I ni ce, Christy!
Tense, aspect, mood
The short answer is that Bambara uses different “predicate markers” (that is, the little helper words or “auxiliaries” that appear between the subject and the verb; i.e.,
tɛna, etc.) to express tense, aspect and mood. For this reason, some linguists call things like “predicate markers” of Bambara, “TAM markers”—tense, aspect, mood markers.
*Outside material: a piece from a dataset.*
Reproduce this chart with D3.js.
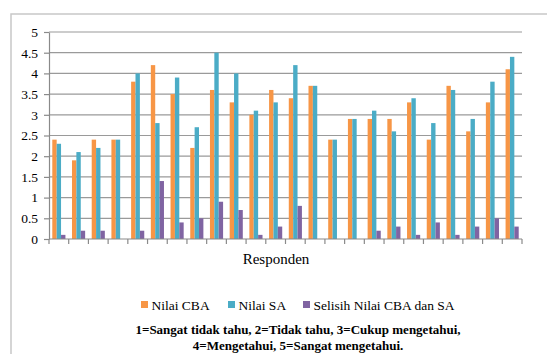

Keep in mind that the word “tense” is often used as a non-technical term that captures all three things. That is, in school grammar lessons for many Western languages, we learn that verbs are “conjugated” for different “tenses”:
In reality, a list or table of verb “tenses” (such as in a conjugation book or a webpage like this one for “wash” in English or “parler” in French") is not a list of things just related to “tense” in the linguist’s sense. It is a list of “conjugations”—that is, “inflected or periphrastic verb forms that express a combination of tense, aspect, and mood”.
The distinction between active and passive voice is different because in Bambara (and Manding in general), it is no signaled by a clear set of words (e.g., “got”, “was”, etc.) like in English:
The man ate the lion. [ACTIVE]
The man got eaten (by the lion). [PASSIVE]
Instead, a passive voice effect is created when one uses an underlyingly transitive verb in a certain way:
Cɛ ye jara dun
‘The man ate the lion’
Cɛ dunna (wara fɛ).
‘The man was eaten by the lion’
Note that the second sentence is passive but it simply uses the “perfective” or “past” inflection of the verb k’à dun. There is no element in the sentence that tells you that the sentence is passive. You need to know the verb k’à dun and its nature (i.e., the fact that its default usage is transitive) to understand that it is a passive voice sentence.